SCREEN GRABS Most scary movies let us off by retreating comfortably far into the realm of fantasy, and many of this summer’s popcorn movies will follow that formula, offering monsters from outer space (next week’s Alien: Covenant), traditional supernatural legend (next month’s The Mummy), or modern supernatural legend (Amityville: The Awakening). No one has to tell you “It’s only a movie” at entertainment machines like these—particularly since they’re all continuations or reboots of well-established screen horror “brands.”
It’s all too rare, then, to find a new horror movie that’s genuinely harrowing, let alone grounded in unpleasant realism. There’s nothing fantastical about the Australian feature opening this Friday at the Roxie. Writer-director Ben Young’s auspicious debut feature Hounds of Love is (very) loosely inspired by some actual crimes in Perth (including the notorious Moorhouse Murders of four women by David and Catherine Birnie), but its fictionalized nature doesn’t reduce its air of queasy plausibility one whit.
Vicki (Ashleigh Cummings) is a moderately rebellious teenager unhappy about being shunted between her mother (Susie Porter) and father (Damian De Montemas) since the former decided to separate from the latter. After arguing with mum one night, the girl sneaks out to attend a party. But en route she’s waylaid by an older couple who happen to be driving past, and who offer to sell her some weed.
As we’ve already glimpsed the fate of one young woman who previously got a lift from John (Stephen Curry) and Evie White (Emma Booth)—surely not the first such victim—we are braced for this to turn out a catastrophic decision on Vicki’s part. Enticed into their nondescript suburban house, the teen soon finds herself a terrified and brutalized captive. She’s forded to write a letter home suggesting she’s left town in a petulant snit. Mom and Vicki’s boyfriend (Harrison Gilbertson) don’t buy it, but the local police figure they’re in denial, writing it off as another routine runaway case.
Meanwhile, our heroine has to figure out how to survive an ordeal from which it’s safe to guess there will be no voluntary release. She’s there to amuse the sadistic John, with the help of wife Evie—an apparent former kidnapee herself turned permanent companion with a whopping case of Stockholm Syndrome—until they tire of her. But Vicki perceives the imbalances and insecurities in their twisted relationship.
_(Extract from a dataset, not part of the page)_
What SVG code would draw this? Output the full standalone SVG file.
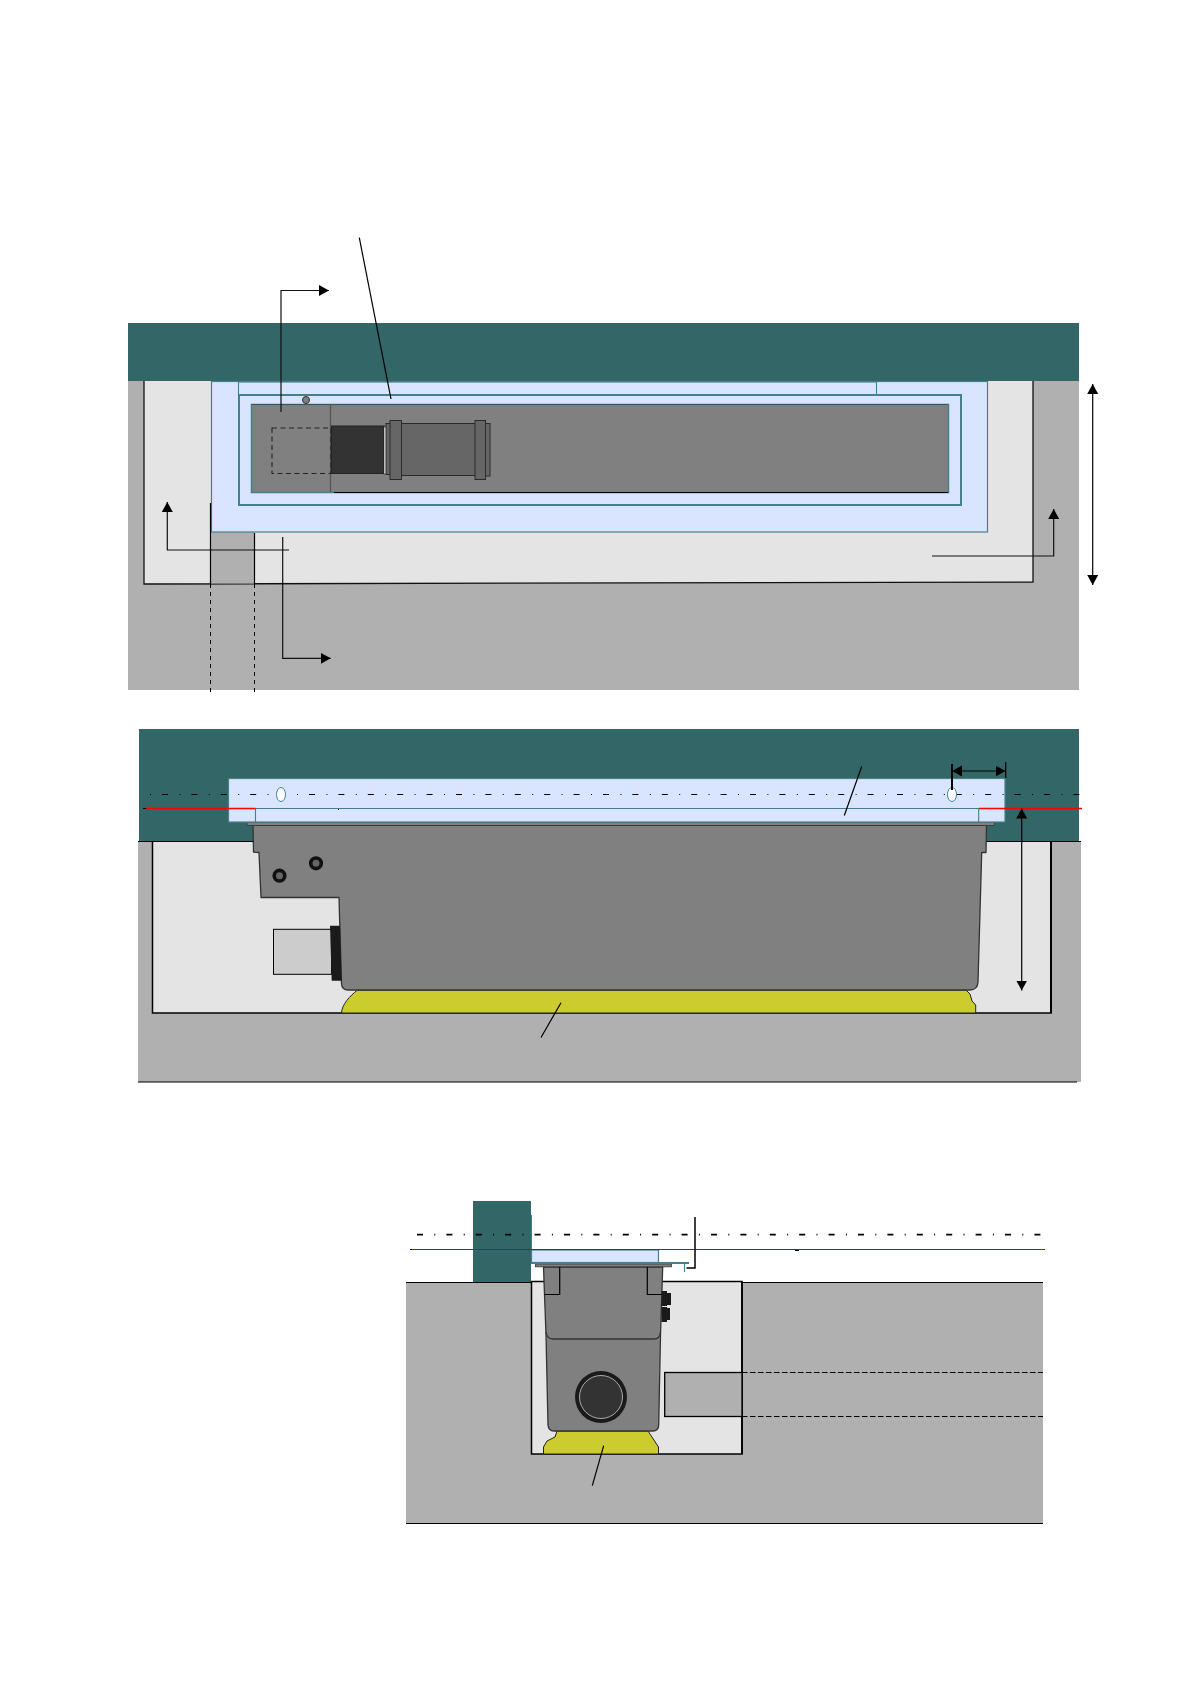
<svg xmlns="http://www.w3.org/2000/svg" width="1192" height="1685" viewBox="0 0 1192 1685">
<style>
.teal{fill:#336666}
.ground{fill:#b0b0b0}
.pit{fill:#e4e4e4;stroke:#000;stroke-width:1.5}
.plate{fill:#d9e4ff;stroke:#468088;stroke-width:1.2}
.tl{fill:none;stroke:#468088;stroke-width:1.1}
.body{fill:#808080;stroke:#333;stroke-width:1.3;stroke-linejoin:round}
.yellow{fill:#cccc2e;stroke:#222;stroke-width:1}
.ln{fill:none;stroke:#000;stroke-width:1.2}
.ln3{fill:none;stroke:#333;stroke-width:1.3}
.ln2{fill:none;stroke:#000;stroke-width:1.5}
.dash{fill:none;stroke:#222;stroke-width:1.1;stroke-dasharray:5 3.500}
.dd{fill:none;stroke:#000;stroke-width:1.1;stroke-dasharray:5.500 2.500}
.dv{fill:none;stroke:#000;stroke-width:1;stroke-dasharray:4 4}
.cl{fill:none;stroke:#000;stroke-width:1.1;stroke-dasharray:1 11 6 11.400}
.cl2{fill:none;stroke:#000;stroke-width:1.800;stroke-dasharray:6 11.300 1 11.100}
.red{fill:none;stroke:#f00;stroke-width:1.300}
.dk{fill:#666;stroke:#2a2a2a;stroke-width:1}
.bk{fill:#1a1a1a}
.bolt{fill:#666;stroke:#111;stroke-width:3.600}
.slot{fill:#fff;stroke:#468088;stroke-width:1}
.arrow{fill:none;stroke:#111;stroke-width:1.2;marker-end:url(#a)}
.arrow2{fill:none;stroke:#000;stroke-width:1.2;marker-start:url(#s);marker-end:url(#a)}
</style>
<defs>
<marker id="a" markerUnits="userSpaceOnUse" markerWidth="11" markerHeight="12" refX="10" refY="6" orient="auto"><path d="M0 0.500L10 6L0 11.500Z" fill="#000"/></marker>
<marker id="s" markerUnits="userSpaceOnUse" markerWidth="11" markerHeight="12" refX="0" refY="6" orient="auto"><path d="M10 0.500L0 6L10 11.500Z" fill="#000"/></marker>
</defs>
<rect width="1192" height="1685" fill="#fff"/>

<g id="plan-view">
<rect class="teal" x="128" y="323" width="951" height="58"/>
<rect class="ground" x="128" y="381" width="951" height="309"/>
<path d="M144 381V584L1033 582V381Z" fill="#e4e4e4"/>
<path d="M144 381V584L1033 582V381" fill="none" stroke="#111" stroke-width="1.300"/>
<rect class="ground" x="211" y="532" width="43.500" height="51.500"/>
<rect class="plate" x="211.500" y="381.500" width="776" height="150.500"/>
<rect class="tl" x="238.500" y="382" width="638" height="13"/>
<rect x="239" y="395" width="722" height="110" fill="#d9e4ff" stroke="#468088" stroke-width="2"/>
<rect x="251.500" y="404.500" width="697" height="88" fill="#808080" stroke="#468088" stroke-width="1.500"/>
<path d="M334 492.500H948" stroke="#000" stroke-width="1.200" fill="none"/>
<path d="M251 404.500H948" stroke="#444" stroke-width="0.700" fill="none"/>
<path d="M330.500 404V492" stroke="#555" stroke-width="1.300" fill="none"/>
<rect class="dash" x="272" y="428" width="59" height="45.500"/>
<circle cx="306" cy="400" r="3.500" fill="#808080" stroke="#333" stroke-width="1"/>
<g id="pipe-plan">
<rect x="331.500" y="426" width="52.500" height="47.500" fill="#333" stroke="#222" stroke-width="1"/>
<rect x="384" y="427" width="3" height="47" fill="#f0f0f0" stroke="#222" stroke-width="0.500"/>
<rect class="dk" x="386" y="423.500" width="5" height="51"/>
<rect class="dk" x="484" y="423.500" width="6" height="52.500"/>
<rect class="dk" x="400" y="423.500" width="76" height="52"/>
<rect class="dk" x="390" y="420.500" width="11.500" height="59"/>
<rect class="dk" x="475" y="420.500" width="10.500" height="59"/>
</g>
</g>

<g id="long-section">
<rect class="ground" x="138" y="841.500" width="943" height="240.500"/>
<rect class="teal" x="139" y="729" width="940" height="112.500"/>
<path d="M138 1082H1077" class="ln"/>
<path d="M152.500 841.500V1013H1051V841.500" fill="#e4e4e4" stroke="none"/>
<path d="M138 841.500H260M986 841.500H1081" class="ln"/>
<path d="M152.500 841.500V1013H1051V841.500" fill="none" stroke="#000" stroke-width="1.500"/>
<path d="M1051 841.500V1013" fill="none" stroke="#000" stroke-width="2"/>
<path class="yellow" d="M357.500 990C350 996 342 1004 341.500 1013H975.700V1005L972 1001L970 994L966 990Z"/>
<path class="body" d="M253 825L253.500 852L259 852.500L261 897.500H339L341.500 984Q342 990 348 990H970Q977.500 990 978 982L981.700 852.500H986L986.500 825Z"/>
<rect x="247" y="822" width="747.500" height="3.500" fill="#808080" stroke="#333" stroke-width="0.800"/>
<circle class="bolt" cx="279.500" cy="875.700" r="5.300"/>
<circle class="bolt" cx="316" cy="863.300" r="5.300"/>
<rect x="273.500" y="929.300" width="58" height="45" fill="#ccc" stroke="#000" stroke-width="1"/>
<path class="bk" d="M330 925.700L340 925.700L341.700 980.700H331.700Z"/>
<rect class="plate" x="228.500" y="778.500" width="776.500" height="43.500"/>
<path class="tl" d="M228.500 808.500H979M255.500 808.500V822M978.700 808.500V822"/>
<path class="cl" d="M150 794.500H1082"/>
<ellipse class="slot" cx="281" cy="794.500" rx="4.500" ry="7"/>
<ellipse class="slot" cx="952" cy="794.500" rx="4.500" ry="7"/>
</g>

<g id="cross-section">
<rect class="ground" x="406" y="1282.500" width="637" height="241"/>
<rect class="teal" x="473" y="1201" width="58" height="81.500"/>
<path d="M406 1282.500H531M743 1282.500H1043M406 1523.500H1043" class="ln"/>
<rect class="pit" x="531.500" y="1281.500" width="210.500" height="172.500"/>
<path d="M742 1281.500V1454" fill="none" stroke="#000" stroke-width="1.800"/>
<rect x="664.700" y="1372.500" width="77.300" height="44" fill="#b0b0b0" stroke="#000" stroke-width="1.300"/>
<path class="dd" d="M742 1372.500H1043M742 1416.500H1043"/>
<path class="yellow" d="M557 1431L555 1437L547 1441L543.500 1447V1454H658.500V1447L648 1431Z"/>
<path class="body" d="M543.500 1267L546 1335L548 1425Q548.500 1431 554 1431H653Q658.500 1431 658.700 1425L660.500 1335L662.700 1267Z"/>
<path class="ln3" d="M546 1332Q547 1339 553 1339H654Q660 1339 660.500 1332"/>
<path class="ln" d="M559.700 1266V1294.500H544.500M647.300 1266V1294.500H662"/>
<rect x="535.500" y="1264" width="136" height="2.800" fill="#808080" stroke="#333" stroke-width="0.800"/>
<circle cx="601" cy="1397" r="26" fill="#1a1a1a"/>
<circle cx="601" cy="1397" r="21.500" fill="#333" stroke="#ccc" stroke-width="0.800"/>
<path class="bk" d="M661.500 1291H667V1293H671V1305H667V1306H661.500ZM661.500 1307H667V1308H670V1320H667V1322H661.500Z"/>
<rect class="plate" x="531.500" y="1250" width="127" height="12.500"/>
<path d="M531.500 1215V1250" class="tl"/>
<path d="M531 1263H689" fill="none" stroke="#468088" stroke-width="2"/>
<path d="M684.500 1263V1272" class="tl"/>
<path class="cl2" d="M417 1234.700H1045"/>
</g>

<g id="connectors">
<path class="ln" d="M359.300 237.700L391 399"/>
<path class="arrow" d="M281 412V290.500H329"/>
<path class="arrow" d="M282.700 537V658.300H330.700"/>
<path class="arrow" d="M289 550H167.300V502"/>
<path class="arrow" d="M932 556H1053.700V509"/>
<path class="arrow2" d="M1092.700 384V585"/>
<path class="ln" d="M210.500 503V584M254.500 533V584"/>
<path class="dv" d="M210.500 584V694M254.500 584V694"/>
<path class="red" d="M146 808.500H255.500M979 808.500H1082"/>
<path class="ln" d="M143 808.500H146M338 809.500H339"/>
<path class="ln" d="M561 1002.700L541 1037.500"/>
<path class="ln" d="M861.700 766.500L844.300 815.500"/>
<path d="M952 764V790" fill="none" stroke="#000" stroke-width="2"/>
<path class="ln" d="M1005.700 762V778"/>
<path class="arrow2" d="M952 771H1005.500"/>
<path class="arrow2" d="M1021.700 808.500V990.500"/>
<path d="M412 1249.500H1045" fill="none" stroke="#c80000" stroke-width="1.100"/>
<path class="ln" d="M410 1249.500H412M795 1250.500H799"/>
<path class="ln" d="M603.700 1445.700L592.300 1485.700"/>
<path class="ln2" d="M695 1217V1268H686.500"/>
</g>
</svg>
She’s desperate, but not so undone by panic that she can’t think of ways to exploit those psychological fault lines toward engineering a possible escape.
Highly worked without being over-stylized, Hounds of Love deploys lyrical slow-motion shots of everyday life going on just outside the Whites’ house to underline how easily evil can hide in a setting of banal normality. (As Vicki’s mother unravels from worry, she’s cruelly oblivious to the fact that her daughter is being held hostage just a couple blocks from her own doorstep.) There’s nothing larger-than-life about the villains, as cunningly written and acted here. They’re all too credible in their dysfunction, viciousness, and interdependence—the antisocial neighbors no one likes, yet whose true depravity is unguessed at.
That air of gritty realism, shorn of typical slasher-flick misogynist titillation, makes the film often seem punishingly graphic—even though the worst of the torturing abuses Vicki and a predecessor suffer are actually left offscreen, where they fester in our imagination. This movie’s monsters are the ordinary-looking kind you might actually encounter in real life, which makes Hounds of Love less “fun” than your average mall-flick horror, but a lot more genuinely upsetting.
Hounds of Love plays this weekend at the Roxie.